### What is expected
Below are the records. Reproduce exactly the lines from the one containing "Reproduce this chart with Apache ECharts." through the final line, and omit any pictures.

### Extracted data entries
....

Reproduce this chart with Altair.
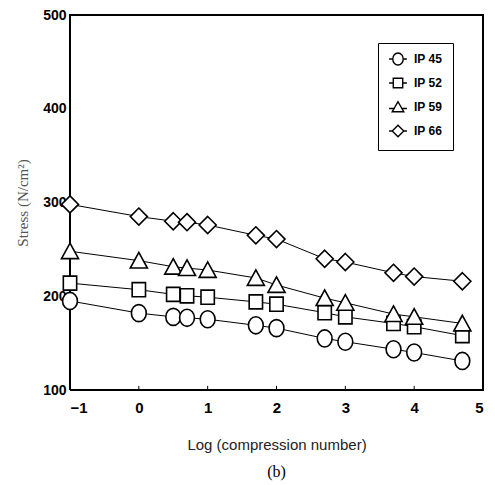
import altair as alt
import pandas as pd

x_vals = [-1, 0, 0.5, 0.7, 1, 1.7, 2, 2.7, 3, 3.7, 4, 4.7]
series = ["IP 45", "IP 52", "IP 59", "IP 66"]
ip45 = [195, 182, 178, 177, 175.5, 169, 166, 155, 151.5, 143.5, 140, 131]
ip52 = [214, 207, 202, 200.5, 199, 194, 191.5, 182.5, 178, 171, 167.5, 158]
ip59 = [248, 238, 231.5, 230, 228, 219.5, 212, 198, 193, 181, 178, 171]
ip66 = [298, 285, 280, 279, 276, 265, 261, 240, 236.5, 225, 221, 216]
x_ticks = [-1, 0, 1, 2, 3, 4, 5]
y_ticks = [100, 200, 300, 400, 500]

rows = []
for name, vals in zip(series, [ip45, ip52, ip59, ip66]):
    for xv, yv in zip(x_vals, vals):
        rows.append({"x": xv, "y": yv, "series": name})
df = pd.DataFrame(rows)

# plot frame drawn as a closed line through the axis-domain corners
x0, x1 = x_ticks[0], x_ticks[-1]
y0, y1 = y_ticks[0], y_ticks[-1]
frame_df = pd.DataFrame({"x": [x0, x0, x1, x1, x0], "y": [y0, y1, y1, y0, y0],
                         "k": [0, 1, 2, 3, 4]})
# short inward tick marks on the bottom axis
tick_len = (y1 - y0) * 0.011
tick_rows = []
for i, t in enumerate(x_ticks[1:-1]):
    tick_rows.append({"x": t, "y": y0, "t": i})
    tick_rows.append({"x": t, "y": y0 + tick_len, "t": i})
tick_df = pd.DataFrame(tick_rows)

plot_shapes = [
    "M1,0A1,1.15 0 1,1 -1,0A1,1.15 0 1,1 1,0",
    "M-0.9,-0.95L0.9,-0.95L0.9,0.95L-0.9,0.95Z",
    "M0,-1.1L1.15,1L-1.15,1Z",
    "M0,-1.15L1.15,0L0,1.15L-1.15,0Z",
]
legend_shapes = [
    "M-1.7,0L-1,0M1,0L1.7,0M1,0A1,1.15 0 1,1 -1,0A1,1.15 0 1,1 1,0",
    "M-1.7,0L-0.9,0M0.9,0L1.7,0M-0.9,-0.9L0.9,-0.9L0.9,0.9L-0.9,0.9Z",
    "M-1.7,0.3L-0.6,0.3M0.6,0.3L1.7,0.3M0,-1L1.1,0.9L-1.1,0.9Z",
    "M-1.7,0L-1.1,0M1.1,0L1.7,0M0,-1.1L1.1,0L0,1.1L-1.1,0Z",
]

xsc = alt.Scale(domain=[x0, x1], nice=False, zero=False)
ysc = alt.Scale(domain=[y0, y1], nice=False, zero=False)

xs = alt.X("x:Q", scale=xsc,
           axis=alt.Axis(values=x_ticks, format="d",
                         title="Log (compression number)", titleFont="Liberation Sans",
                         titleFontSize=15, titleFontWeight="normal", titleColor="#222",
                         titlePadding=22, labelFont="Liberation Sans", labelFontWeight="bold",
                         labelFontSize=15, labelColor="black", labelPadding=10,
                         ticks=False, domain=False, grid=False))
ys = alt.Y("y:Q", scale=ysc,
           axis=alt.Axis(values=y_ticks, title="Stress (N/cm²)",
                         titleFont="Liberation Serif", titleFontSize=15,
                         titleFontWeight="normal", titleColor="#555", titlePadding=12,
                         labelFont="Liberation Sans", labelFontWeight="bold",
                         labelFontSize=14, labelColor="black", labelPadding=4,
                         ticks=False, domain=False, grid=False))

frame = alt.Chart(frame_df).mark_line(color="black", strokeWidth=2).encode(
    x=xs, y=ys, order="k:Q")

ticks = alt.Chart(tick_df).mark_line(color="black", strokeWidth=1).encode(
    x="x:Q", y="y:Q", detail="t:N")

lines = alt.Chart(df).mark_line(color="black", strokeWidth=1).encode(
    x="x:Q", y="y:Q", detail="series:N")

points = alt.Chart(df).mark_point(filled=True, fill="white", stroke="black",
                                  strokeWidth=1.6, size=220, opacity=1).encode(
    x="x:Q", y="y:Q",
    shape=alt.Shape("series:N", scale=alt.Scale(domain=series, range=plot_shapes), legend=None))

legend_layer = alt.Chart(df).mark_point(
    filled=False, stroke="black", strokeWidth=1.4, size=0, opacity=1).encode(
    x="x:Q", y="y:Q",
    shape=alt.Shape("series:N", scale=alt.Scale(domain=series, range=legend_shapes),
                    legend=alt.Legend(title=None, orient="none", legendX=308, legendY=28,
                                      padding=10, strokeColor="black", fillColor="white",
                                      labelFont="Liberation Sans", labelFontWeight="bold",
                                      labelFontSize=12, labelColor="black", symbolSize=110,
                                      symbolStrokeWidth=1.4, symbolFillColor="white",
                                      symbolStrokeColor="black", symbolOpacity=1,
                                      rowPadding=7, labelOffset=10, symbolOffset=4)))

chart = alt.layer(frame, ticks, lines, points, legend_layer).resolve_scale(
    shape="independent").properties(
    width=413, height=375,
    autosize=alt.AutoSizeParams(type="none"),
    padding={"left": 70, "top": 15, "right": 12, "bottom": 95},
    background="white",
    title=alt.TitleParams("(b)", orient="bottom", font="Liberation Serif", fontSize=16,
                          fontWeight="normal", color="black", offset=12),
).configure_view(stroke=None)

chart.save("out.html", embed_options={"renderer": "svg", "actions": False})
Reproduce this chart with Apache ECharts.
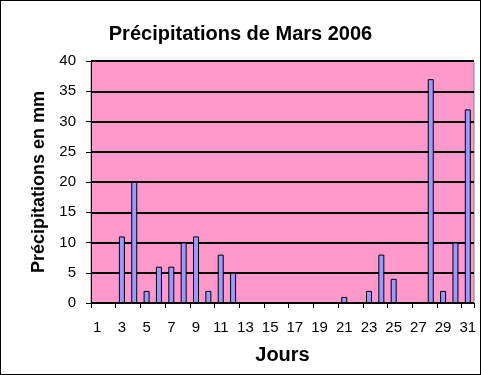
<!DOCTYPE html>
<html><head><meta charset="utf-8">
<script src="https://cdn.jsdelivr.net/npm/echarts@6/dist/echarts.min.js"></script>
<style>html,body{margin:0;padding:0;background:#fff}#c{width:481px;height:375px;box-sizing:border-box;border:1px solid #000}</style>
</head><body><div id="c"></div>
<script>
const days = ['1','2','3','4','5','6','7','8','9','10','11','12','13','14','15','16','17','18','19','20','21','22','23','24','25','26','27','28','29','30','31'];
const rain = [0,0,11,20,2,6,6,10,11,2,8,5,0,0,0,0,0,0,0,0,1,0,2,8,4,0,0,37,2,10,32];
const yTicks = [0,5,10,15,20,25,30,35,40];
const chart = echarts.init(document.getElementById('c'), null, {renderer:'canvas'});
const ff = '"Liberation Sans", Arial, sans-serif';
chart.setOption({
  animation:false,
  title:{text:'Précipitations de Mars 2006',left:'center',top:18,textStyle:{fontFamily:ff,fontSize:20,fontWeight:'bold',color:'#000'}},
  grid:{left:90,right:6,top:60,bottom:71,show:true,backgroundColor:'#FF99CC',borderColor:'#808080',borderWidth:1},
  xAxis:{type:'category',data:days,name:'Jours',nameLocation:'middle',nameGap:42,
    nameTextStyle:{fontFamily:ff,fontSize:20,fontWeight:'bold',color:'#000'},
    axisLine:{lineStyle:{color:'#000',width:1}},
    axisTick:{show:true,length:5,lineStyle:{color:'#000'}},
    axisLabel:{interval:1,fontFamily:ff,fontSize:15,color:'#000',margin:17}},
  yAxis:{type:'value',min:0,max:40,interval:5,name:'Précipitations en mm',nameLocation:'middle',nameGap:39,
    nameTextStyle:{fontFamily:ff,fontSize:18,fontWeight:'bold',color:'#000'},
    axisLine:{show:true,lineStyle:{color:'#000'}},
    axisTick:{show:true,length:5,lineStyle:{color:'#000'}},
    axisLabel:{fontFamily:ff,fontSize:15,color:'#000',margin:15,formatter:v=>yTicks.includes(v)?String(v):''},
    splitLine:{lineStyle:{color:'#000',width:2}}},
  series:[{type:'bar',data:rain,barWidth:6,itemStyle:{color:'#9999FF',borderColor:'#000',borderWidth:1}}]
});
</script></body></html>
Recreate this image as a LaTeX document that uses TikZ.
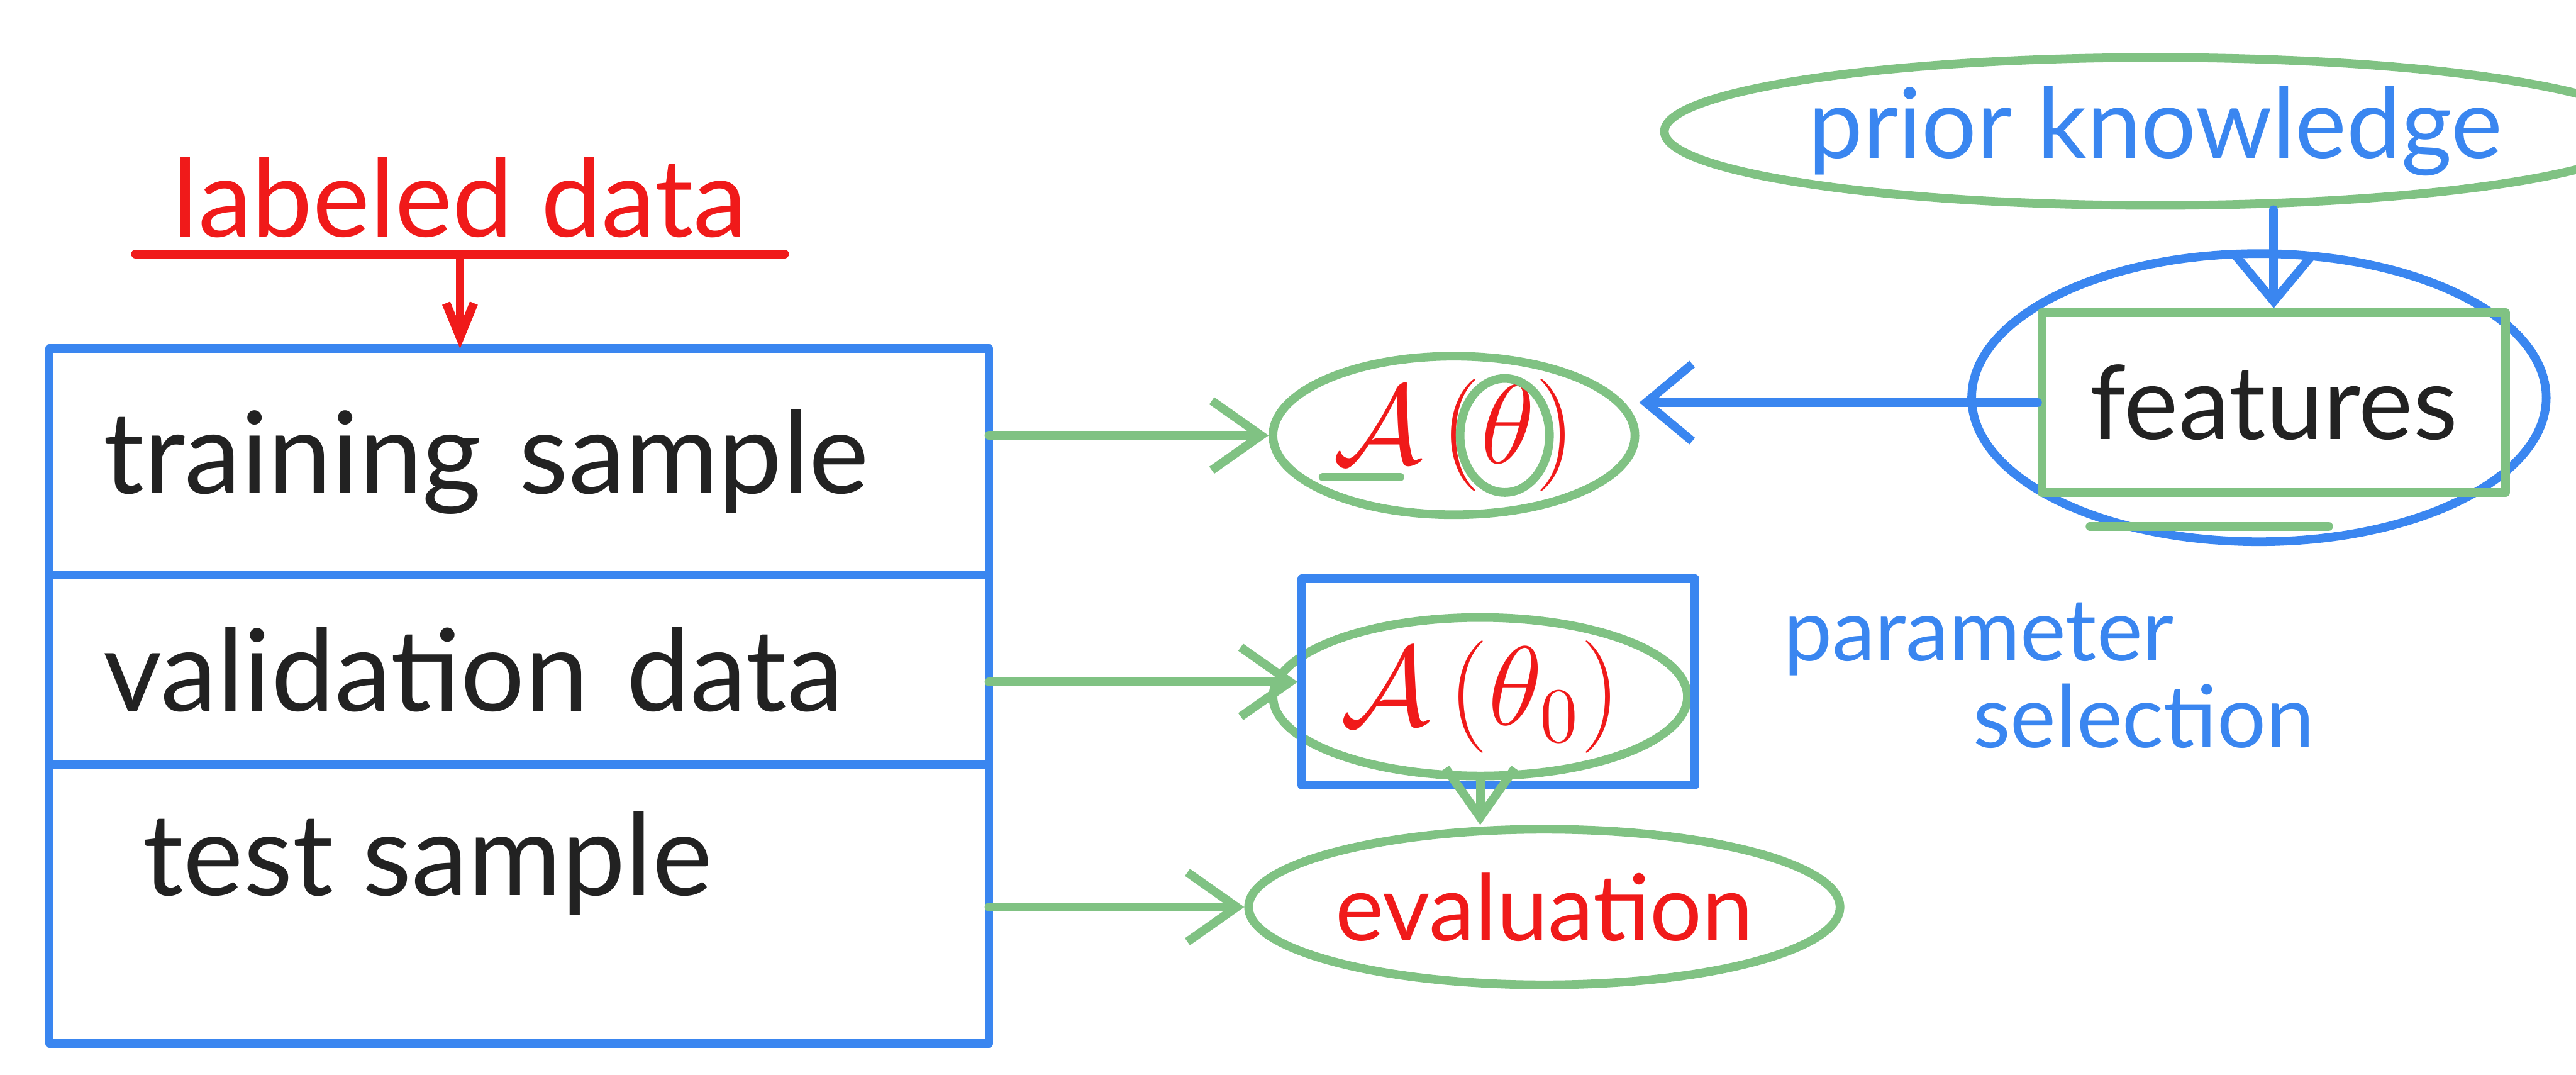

....

### Solution for this exercise
Reproduce this chart with Apache ECharts.
<!DOCTYPE html>
<html><head><meta charset="utf-8">
<script src="https://cdn.jsdelivr.net/npm/echarts@6/dist/echarts.min.js"></script>
<style>html,body{margin:0;padding:0;background:#fff}#c{width:481px;height:375px;box-sizing:border-box;border:1px solid #000}</style>
</head><body><div id="c"></div>
<script>
const days = ['1','2','3','4','5','6','7','8','9','10','11','12','13','14','15','16','17','18','19','20','21','22','23','24','25','26','27','28','29','30','31'];
const rain = [0,0,11,20,2,6,6,10,11,2,8,5,0,0,0,0,0,0,0,0,1,0,2,8,4,0,0,37,2,10,32];
const yTicks = [0,5,10,15,20,25,30,35,40];
const chart = echarts.init(document.getElementById('c'), null, {renderer:'canvas'});
const ff = '"Liberation Sans", Arial, sans-serif';
chart.setOption({
  animation:false,
  title:{text:'Précipitations de Mars 2006',left:'center',top:18,textStyle:{fontFamily:ff,fontSize:20,fontWeight:'bold',color:'#000'}},
  grid:{left:90,right:6,top:60,bottom:71,show:true,backgroundColor:'#FF99CC',borderColor:'#808080',borderWidth:1},
  xAxis:{type:'category',data:days,name:'Jours',nameLocation:'middle',nameGap:42,
    nameTextStyle:{fontFamily:ff,fontSize:20,fontWeight:'bold',color:'#000'},
    axisLine:{lineStyle:{color:'#000',width:1}},
    axisTick:{show:true,length:5,lineStyle:{color:'#000'}},
    axisLabel:{interval:1,fontFamily:ff,fontSize:15,color:'#000',margin:17}},
  yAxis:{type:'value',min:0,max:40,interval:5,name:'Précipitations en mm',nameLocation:'middle',nameGap:39,
    nameTextStyle:{fontFamily:ff,fontSize:18,fontWeight:'bold',color:'#000'},
    axisLine:{show:true,lineStyle:{color:'#000'}},
    axisTick:{show:true,length:5,lineStyle:{color:'#000'}},
    axisLabel:{fontFamily:ff,fontSize:15,color:'#000',margin:15,formatter:v=>yTicks.includes(v)?String(v):''},
    splitLine:{lineStyle:{color:'#000',width:2}}},
  series:[{type:'bar',data:rain,barWidth:6,itemStyle:{color:'#9999FF',borderColor:'#000',borderWidth:1}}]
});
</script></body></html>
Recreate this image as a LaTeX document that uses TikZ.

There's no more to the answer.